| EXERCISE TASK |
Reproduce exactly the section that begins at the line containing "Convert this chart to matplotlib code." and ends at the line containing "plt.rcParams['font.family'] = ['Liberation", both lines included; omit all other lines.

| EXTRACTED RECORDS |

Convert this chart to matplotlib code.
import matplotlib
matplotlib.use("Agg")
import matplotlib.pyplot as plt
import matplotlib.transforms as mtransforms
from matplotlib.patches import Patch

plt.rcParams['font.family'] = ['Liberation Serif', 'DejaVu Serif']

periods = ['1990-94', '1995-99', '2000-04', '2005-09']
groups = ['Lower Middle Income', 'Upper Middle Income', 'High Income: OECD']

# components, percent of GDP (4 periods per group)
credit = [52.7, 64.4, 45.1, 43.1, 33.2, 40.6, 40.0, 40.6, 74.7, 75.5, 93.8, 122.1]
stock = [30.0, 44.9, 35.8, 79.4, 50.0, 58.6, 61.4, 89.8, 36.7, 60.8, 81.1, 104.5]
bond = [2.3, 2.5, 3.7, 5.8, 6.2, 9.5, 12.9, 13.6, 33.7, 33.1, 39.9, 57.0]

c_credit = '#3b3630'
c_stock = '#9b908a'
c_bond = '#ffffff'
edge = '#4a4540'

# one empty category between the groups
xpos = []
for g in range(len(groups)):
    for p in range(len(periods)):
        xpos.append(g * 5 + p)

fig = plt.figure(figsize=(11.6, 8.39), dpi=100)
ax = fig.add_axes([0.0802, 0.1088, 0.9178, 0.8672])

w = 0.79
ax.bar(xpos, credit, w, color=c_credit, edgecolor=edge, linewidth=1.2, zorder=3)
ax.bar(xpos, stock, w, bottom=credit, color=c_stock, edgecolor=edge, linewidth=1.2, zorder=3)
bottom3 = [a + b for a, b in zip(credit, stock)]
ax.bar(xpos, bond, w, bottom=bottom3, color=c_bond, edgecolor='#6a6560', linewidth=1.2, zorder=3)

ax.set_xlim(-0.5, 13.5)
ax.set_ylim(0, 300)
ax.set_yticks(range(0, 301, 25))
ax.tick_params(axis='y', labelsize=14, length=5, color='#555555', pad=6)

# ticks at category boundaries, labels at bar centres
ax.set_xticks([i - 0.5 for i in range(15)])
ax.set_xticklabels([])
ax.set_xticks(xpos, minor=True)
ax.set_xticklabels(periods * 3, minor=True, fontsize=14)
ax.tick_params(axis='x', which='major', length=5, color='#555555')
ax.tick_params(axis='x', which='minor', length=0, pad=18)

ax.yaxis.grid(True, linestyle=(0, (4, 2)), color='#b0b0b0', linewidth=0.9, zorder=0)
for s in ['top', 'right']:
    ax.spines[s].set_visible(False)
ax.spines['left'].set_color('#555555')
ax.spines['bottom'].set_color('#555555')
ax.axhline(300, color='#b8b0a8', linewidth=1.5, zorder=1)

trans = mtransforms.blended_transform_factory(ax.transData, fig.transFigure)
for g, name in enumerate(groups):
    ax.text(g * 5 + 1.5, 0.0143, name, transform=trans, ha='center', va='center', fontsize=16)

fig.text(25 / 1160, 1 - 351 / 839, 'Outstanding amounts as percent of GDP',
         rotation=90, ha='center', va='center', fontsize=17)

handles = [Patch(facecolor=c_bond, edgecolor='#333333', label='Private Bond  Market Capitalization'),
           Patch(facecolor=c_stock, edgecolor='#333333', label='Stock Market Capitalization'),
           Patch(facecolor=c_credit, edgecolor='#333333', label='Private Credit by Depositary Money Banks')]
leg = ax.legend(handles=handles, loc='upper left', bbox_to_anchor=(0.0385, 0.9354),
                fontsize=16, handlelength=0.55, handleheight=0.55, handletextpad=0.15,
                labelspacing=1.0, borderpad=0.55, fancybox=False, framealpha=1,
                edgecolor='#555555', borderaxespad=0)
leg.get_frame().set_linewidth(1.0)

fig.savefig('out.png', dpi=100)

==

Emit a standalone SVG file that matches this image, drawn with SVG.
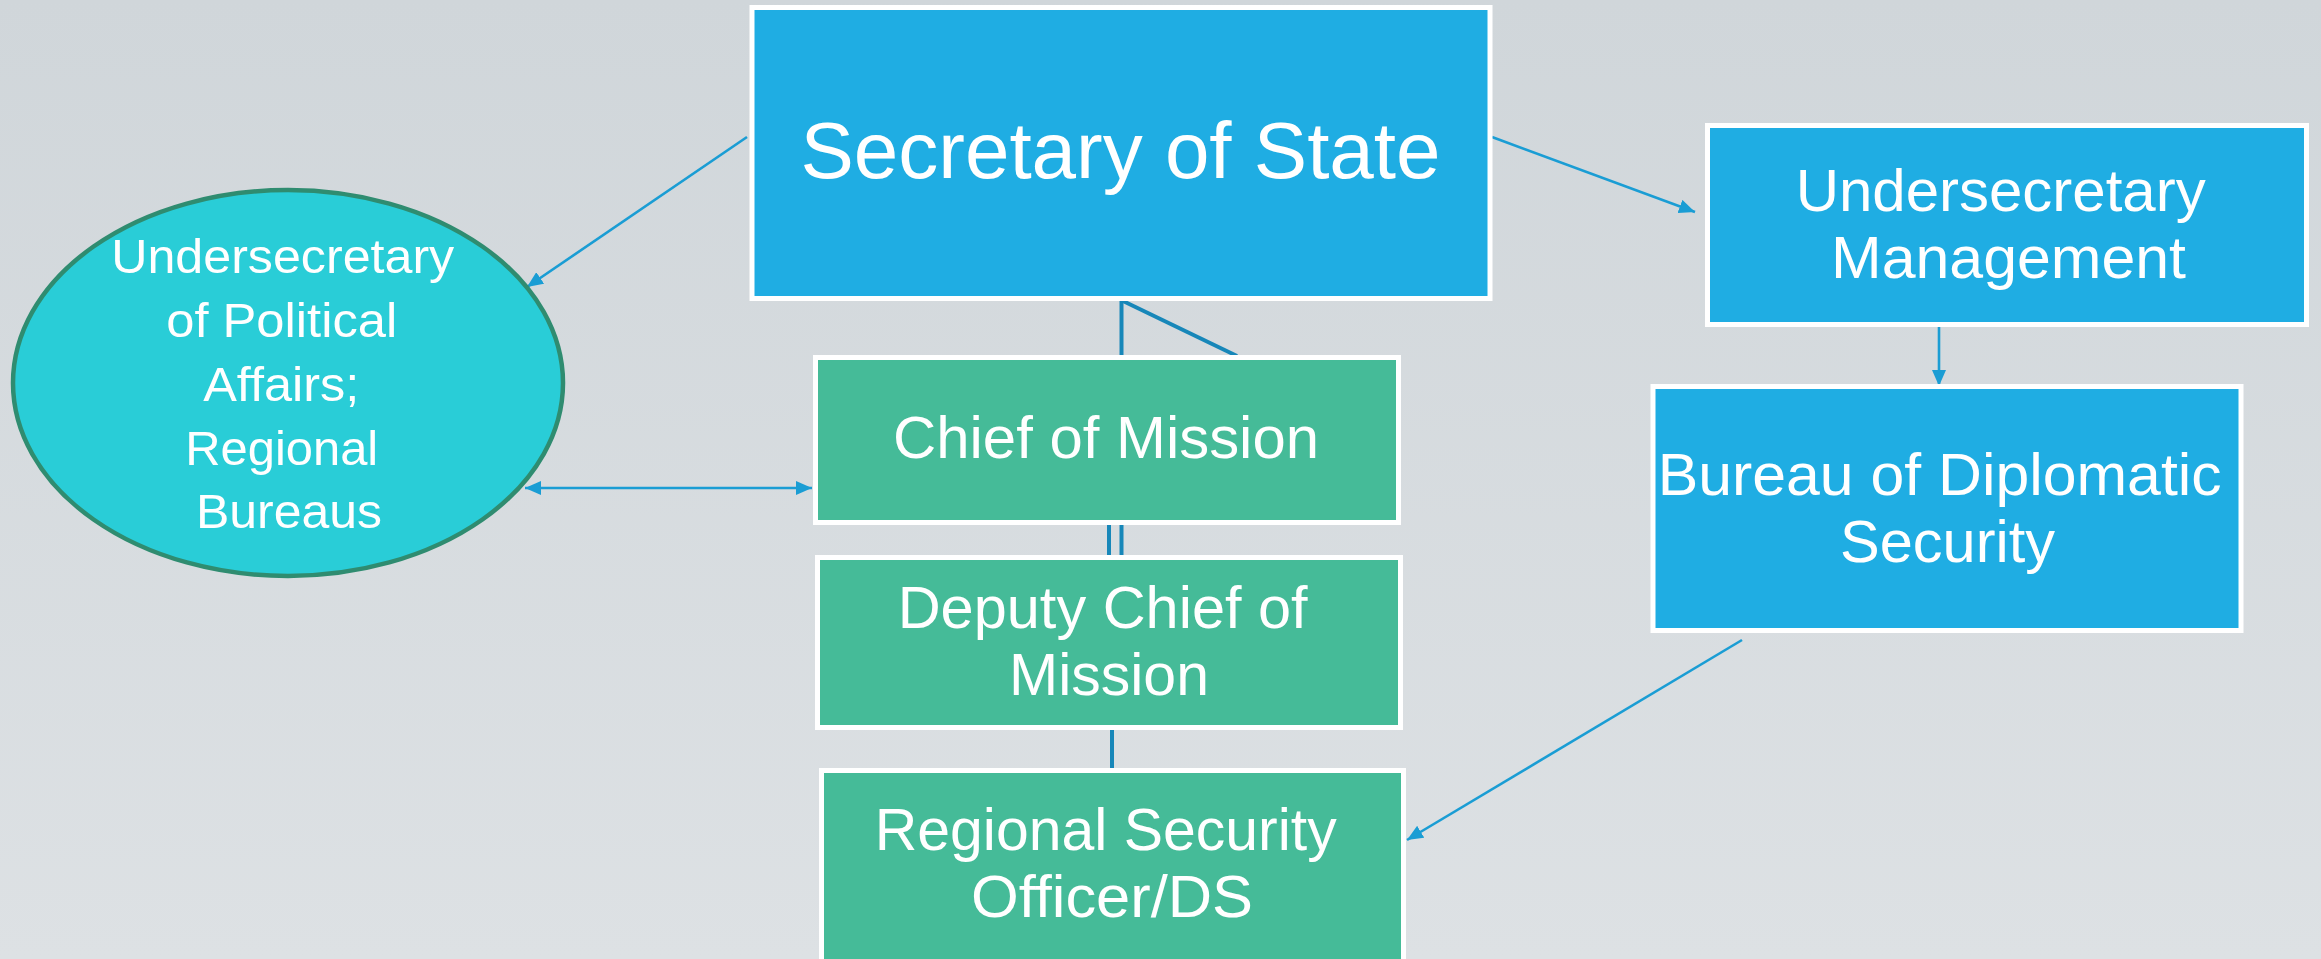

--

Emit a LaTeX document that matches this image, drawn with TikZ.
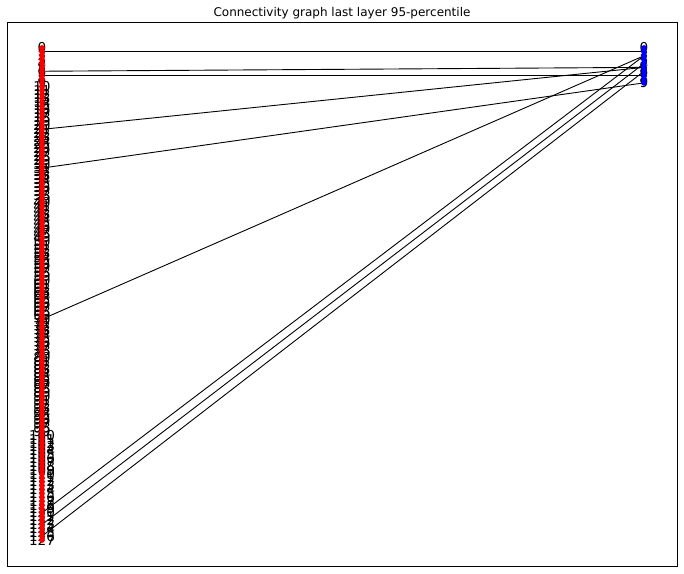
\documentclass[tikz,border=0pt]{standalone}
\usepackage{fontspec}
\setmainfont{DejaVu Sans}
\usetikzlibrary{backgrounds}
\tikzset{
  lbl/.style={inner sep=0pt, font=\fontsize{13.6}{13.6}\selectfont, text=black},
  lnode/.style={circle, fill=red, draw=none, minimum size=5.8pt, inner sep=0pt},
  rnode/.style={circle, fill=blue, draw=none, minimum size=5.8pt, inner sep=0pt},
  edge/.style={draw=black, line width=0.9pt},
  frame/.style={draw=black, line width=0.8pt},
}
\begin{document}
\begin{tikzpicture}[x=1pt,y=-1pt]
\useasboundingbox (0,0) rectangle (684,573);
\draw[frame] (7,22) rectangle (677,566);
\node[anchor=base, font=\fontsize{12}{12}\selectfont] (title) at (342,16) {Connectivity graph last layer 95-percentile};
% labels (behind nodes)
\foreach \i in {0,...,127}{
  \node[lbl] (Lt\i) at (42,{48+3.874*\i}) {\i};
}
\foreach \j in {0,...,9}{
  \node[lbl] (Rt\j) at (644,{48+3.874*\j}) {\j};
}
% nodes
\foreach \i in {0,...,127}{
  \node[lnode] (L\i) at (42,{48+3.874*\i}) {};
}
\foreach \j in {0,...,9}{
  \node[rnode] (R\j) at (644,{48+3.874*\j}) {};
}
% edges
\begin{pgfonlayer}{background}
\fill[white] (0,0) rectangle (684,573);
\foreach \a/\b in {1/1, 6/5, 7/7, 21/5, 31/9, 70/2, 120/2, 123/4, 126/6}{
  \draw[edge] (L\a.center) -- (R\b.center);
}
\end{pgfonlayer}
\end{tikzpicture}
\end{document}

| EXERCISE ANSWER |
Convert this chart to matplotlib code.
import matplotlib
matplotlib.use("Agg")
import matplotlib.pyplot as plt
import matplotlib.transforms as mtransforms
from matplotlib.patches import Patch

plt.rcParams['font.family'] = ['Liberation Serif', 'DejaVu Serif']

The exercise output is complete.